The national disease control agency said it recorded 351 deaths in connection with the coronavirus over the past 24 hours, taking the total toll to 100,119. In Europe, Germany is the fifth country to pass that mark, after Russia, the United Kingdom, Italy and France.
“It is of course a very sad day that we have to mourn 100,000 victims of the coronavirus,” Merkel said at a news conference in Berlin. “And unfortunately, at the moment, more than 300 deaths are being added to that each day.”
The long-time German leader, who is currently in office as caretaker until her successor is sworn in, warned that hundreds more deaths were already looming.
“(The deaths) correlate very clearly with the number of infections that are occurring,” she said. “We know how many people on average do not survive this disease.”
The Robert Koch Institute, a federal agency that collects data from some 400 regional health offices, said Germany set a record for daily confirmed cases — 75,961 — in the past 24-hour period. Since the start of the outbreak, Germany has had more than 5.57 million confirmed cases of COVID-19.
“The situation is so serious because we are still in an exponential growth and because the cases that we see getting sick today are basically the patients who will be in intensive care in 10 or 14 days,” Merkel said.
She welcomed an announcement by Germany's government-in-waiting on Wednesday that it will create a new permanent expert group to advise officials on how to tackle the pandemic.
While the number of daily infections is higher than that seen during the last winter surge, there are currently fewer daily deaths per confirmed cases. Experts argue this is because of vaccinations, which reduce the likelihood of serious illness.
Still, hospitals have warned that intensive care beds are running out, with almost 4,000 already occupied by COVID-19 patients. Some hospitals in the country’s south and east have begun transferring patients to other regions.
The German air force has put two specialized medevac planes on stand-by to airlift ICU patients to regions with free beds.
The general manager of the Bavarian hospitals' association, Roland Engehausen, said the number of new cases needs to come down sharply.

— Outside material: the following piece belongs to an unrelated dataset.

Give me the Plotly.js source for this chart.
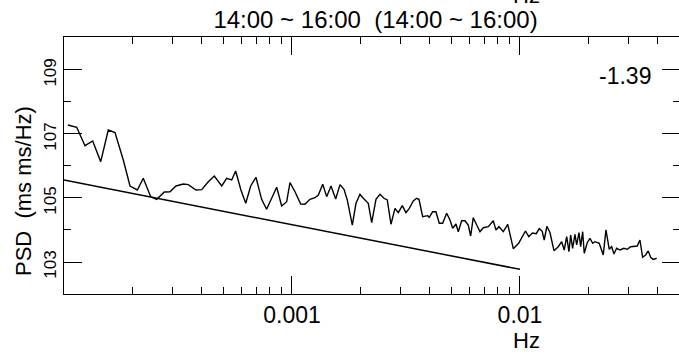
<!DOCTYPE html>
<html><head><meta charset="utf-8">
<script src="https://cdn.plot.ly/plotly-3.0.1.min.js"></script>
<style>html,body{margin:0;padding:0;overflow:hidden;background:#fff}</style>
</head><body><div id="chart" style="width:680px;height:354px"></div>
<script>
// PSD spectrum (Hz, ms^2/Hz)
const freqHz = [
1.04e-4, 1.137e-4, 1.236e-4, 1.336e-4, 1.449e-4, 1.564e-4, 1.674e-4, 1.820e-4, 1.948e-4, 2.097e-4,
2.227e-4, 2.401e-4, 2.551e-4, 2.754e-4, 2.917e-4, 3.098e-4, 3.336e-4, 3.509e-4, 3.793e-4, 4.018e-4,
4.295e-4, 4.563e-4, 4.918e-4, 5.17e-4, 5.44e-4, 5.66e-4, 5.97e-4, 6.27e-4, 6.59e-4, 6.95e-4,
7.36e-4, 7.74e-4, 8.57e-4, 9.01e-4, 9.48e-4, 9.80e-4, 1.031e-3, 1.092e-3, 1.140e-3, 1.199e-3,
1.261e-3, 1.305e-3, 1.364e-3, 1.420e-3, 1.483e-3, 1.555e-3, 1.624e-3, 1.691e-3, 1.748e-3, 1.784e-3,
1.839e-3, 1.909e-3, 1.987e-3, 2.055e-3, 2.161e-3, 2.237e-3, 2.336e-3, 2.432e-3, 2.532e-3, 2.618e-3,
2.718e-3, 2.830e-3, 2.926e-3, 3.047e-3, 3.162e-3, 3.270e-3, 3.404e-3, 3.523e-3, 3.606e-3, 3.743e-3,
3.937e-3, 4.001e-3, 4.141e-3, 4.281e-3, 4.427e-3, 4.581e-3, 4.770e-3, 4.932e-3, 5.068e-3, 5.240e-3,
5.363e-3, 5.550e-3, 5.738e-3, 5.932e-3, 6.078e-3, 6.240e-3, 6.457e-3, 6.677e-3, 6.902e-3, 7.261e-3,
7.637e-3, 7.848e-3, 8.090e-3, 8.450e-3, 8.84e-3, 9.35e-3, 9.87e-3, 1.020e-2, 1.057e-2, 1.093e-2,
1.134e-2, 1.179e-2, 1.215e-2, 1.252e-2, 1.277e-2, 1.313e-2, 1.354e-2, 1.410e-2, 1.472e-2, 1.524e-2,
1.564e-2, 1.603e-2, 1.640e-2, 1.669e-2, 1.702e-2, 1.743e-2, 1.773e-2, 1.815e-2, 1.846e-2, 1.884e-2,
1.914e-2, 1.973e-2, 2.028e-2, 2.084e-2, 2.133e-2, 2.227e-2, 2.319e-2, 2.383e-2, 2.464e-2, 2.525e-2,
2.584e-2, 2.655e-2, 2.745e-2, 2.858e-2, 2.955e-2, 3.058e-2, 3.171e-2, 3.269e-2, 3.359e-2, 3.452e-2,
3.558e-2, 3.653e-2, 3.743e-2, 3.842e-2, 3.977e-2];

const psd = [
1.91e7, 1.62e7, 4.31e6, 6.04e6, 1.36e6, 1.33e7, 1.10e7, 1.54e6, 2.37e5, 1.78e5,
4.13e5, 1.10e5, 9.10e4, 1.54e5, 1.57e5, 2.37e5, 2.74e5, 2.61e5, 1.78e5, 1.82e5,
3.23e5, 4.87e5, 2.37e5, 4.13e5, 3.65e5, 6.98e5, 1.78e5, 6.82e4, 2.37e5, 4.44e5,
9.10e4, 4.44e4, 2.16e5, 5.62e4, 7.66e4, 3.01e5, 1.57e5, 6.49e4, 6.35e4, 9.10e4,
1.02e5, 1.24e5, 2.68e5, 1.10e5, 2.37e5, 9.31e4, 2.61e5, 1.87e5, 8.66e4, 4.22e4,
1.43e4, 6.82e4, 1.31e5, 9.79e4, 6.82e4, 1.69e4, 9.10e4, 1.31e5, 9.79e4, 8.66e4,
1.51e4, 4.76e4, 3.47e4, 5.74e4, 3.47e4, 4.76e4, 8.05e4, 9.79e4, 9.10e4, 2.61e4,
2.80e4, 2.49e4, 3.73e4, 3.73e4, 1.62e4, 1.62e4, 3.33e4, 2.05e4, 1.13e4, 1.54e4,
8.85e3, 1.95e4, 1.95e4, 1.43e4, 6.49e3, 2.42e4, 1.43e4, 8.85e3, 1.18e4, 1.27e4,
1.95e4, 1.00e4, 1.27e4, 8.85e3, 1.49e4, 2.61e3, 3.84e3, 6.18e3, 9.31e3, 6.18e3,
8.05e3, 7.66e3, 1.10e4, 9.10e3, 4.87e3, 1.31e4, 8.35e3, 2.25e3, 3.01e3, 4.31e3,
2.37e3, 6.18e3, 2.10e3, 6.98e3, 2.68e3, 7.34e3, 3.40e3, 8.24e3, 3.01e3, 8.85e3,
1.87e3, 4.01e3, 5.51e3, 3.84e3, 4.31e3, 3.84e3, 1.66e3, 1.00e4, 2.49e3, 3.01e3,
1.78e3, 2.68e3, 2.37e3, 2.68e3, 2.49e3, 3.01e3, 3.16e3, 3.16e3, 4.87e3, 1.40e3,
1.66e3, 2.21e3, 1.40e3, 1.21e3, 1.31e3];

// fitted slope line
const refFreq = [1e-4, 1e-2];
const refPsd = [3.63e5, 5.9e2];
const slopeLabel = '-1.39';

// axis ticks
const xTickVals = [0.001, 0.01];
const xTickText = ['0.001', '0.01'];
const xMinorVals = [2e-4,3e-4,4e-4,5e-4,6e-4,7e-4,8e-4,9e-4,2e-3,3e-3,4e-3,5e-3,6e-3,7e-3,8e-3,9e-3,2e-2,3e-2,4e-2];
const yTickVals = [1e3, 1e5, 1e7, 1e9];
const yTickText = ['103', '105', '107', '109'];
const yMinorVals = [1e4, 1e6, 1e8];

const titleText = '14:00 ~ 16:00\u00a0\u00a0(14:00 ~ 16:00)';
const yTitleText = 'PSD\u00a0\u00a0(ms ms/Hz)';
const unitText = 'Hz';

const FONT = '"Liberation Sans", Arial, Helvetica, sans-serif';

const traces = [
  {x: freqHz, y: psd, type: 'scatter', mode: 'lines', line: {color: '#000', width: 1.4}, hoverinfo: 'skip'},
  {x: refFreq, y: refPsd, type: 'scatter', mode: 'lines', line: {color: '#000', width: 1.5}, hoverinfo: 'skip'}
];

const axisCommon = {
  type: 'log', tickmode: 'array', ticks: 'inside', ticklen: 18, tickwidth: 1, tickcolor: '#000',
  showline: true, linecolor: '#000', linewidth: 1, mirror: 'allticks',
  showgrid: false, zeroline: false
};

const layout = {
  width: 680, height: 354,
  margin: {l: 64, r: 0, t: 37, b: 60, pad: 0},
  showlegend: false,
  paper_bgcolor: '#fff', plot_bgcolor: '#fff',
  font: {family: FONT, color: '#000'},
  title: {text: titleText, font: {size: 24, family: FONT, color: '#000'},
          xref: 'paper', x: 0.5057, xanchor: 'center',
          yref: 'container', y: 1 - 20 / 354, yanchor: 'middle'},
  xaxis: Object.assign({}, axisCommon, {
    range: [-4, -1.298], tickvals: xTickVals, ticktext: xTickText,
    tickfont: {size: 23, family: FONT, color: '#000'},
    minor: {tickmode: 'array', tickvals: xMinorVals, ticks: 'inside', ticklen: 7, tickwidth: 1, tickcolor: '#000', showgrid: false}
  }),
  yaxis: Object.assign({}, axisCommon, {
    range: [2, 10.03], tickvals: yTickVals, ticktext: yTickText,
    tickangle: -90, tickfont: {size: 17, family: FONT, color: '#000'}, ticklabelshift: 5,
    minor: {tickmode: 'array', tickvals: yMinorVals, ticks: 'inside', ticklen: 7, tickwidth: 1, tickcolor: '#000', showgrid: false}
  }),
  annotations: [
    {text: slopeLabel, xref: 'paper', yref: 'paper', x: 0.9562, y: 0.850, xanchor: 'right', yanchor: 'middle',
     showarrow: false, font: {size: 23, family: FONT, color: '#000'}},
    {text: unitText, xref: 'paper', yref: 'paper', x: 0.7516, y: -0.179, xanchor: 'center', yanchor: 'middle',
     showarrow: false, font: {size: 22, family: FONT, color: '#000'}},
    {text: unitText, xref: 'paper', yref: 'paper', x: 0.7516, y: 1.1615, xanchor: 'center', yanchor: 'middle',
     showarrow: false, font: {size: 22, family: FONT, color: '#000'}},
    {text: yTitleText, xref: 'paper', yref: 'paper', x: -0.0649, y: 0.4008, xanchor: 'center', yanchor: 'middle',
     textangle: -90, showarrow: false, font: {size: 22, family: FONT, color: '#000'}}
  ]
};

Plotly.newPlot('chart', traces, layout, {staticPlot: true, displayModeBar: false});
</script>
</body></html>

“Otherwise we're going to have a dramatic situation between Christmas and New Year's the likes of which we haven't seen yet,” he told German news agency dpa.

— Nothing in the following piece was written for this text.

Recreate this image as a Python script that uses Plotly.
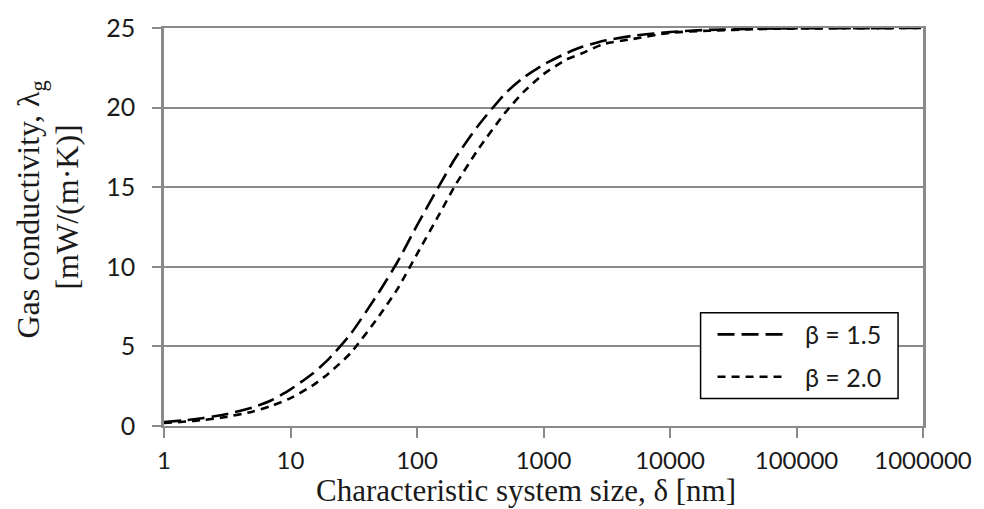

Saxony, to the northeast, became the first German state to record a weekly number of confirmed cases above 1,000 per 100,000 inhabitants Thursday. It has the lowest vaccination rate — at 57.9% — among Germany's 16 states.
The government has urged people who were vaccinated more than six months ago to get boosters, and those who haven't been inoculated at all to get their first shot. Officials say 68.1% of Germany's 83 million inhabitants are fully vaccinated, far below the minimum level of 75% the government has aimed for.
Center-left leader Olaf Scholz, who is poised to succeed Merkel as chancellor next month, called Wednesday for mandatory vaccinations in nursing homes that care for particularly vulnerable people — and left open the possibility of extending the measure to others.
“Vaccinations are the way out of this pandemic,” Scholz said.
His Social Democratic Party's health expert Karl Lauterbach, a trained epidemiologist, cited the case of Bayern Munich soccer star Joshua Kimmich as a cautionary tale for those who believe they can avoid both the virus and the vaccine. Kimmich, who had hesitated to get the shot, tested positive this week. Bayern said Wednesday that Kimmich was “doing well."
“The case shows how difficult it is for unvaccinated people to avoid COVID these days,” Lauterbach said on Twitter.
Merkel didn’t address the question of compulsory vaccinations for all, that some senior German officials and the country’s association of intesive care doctors have proposed. But she said there should be “more restrictions on contacts.”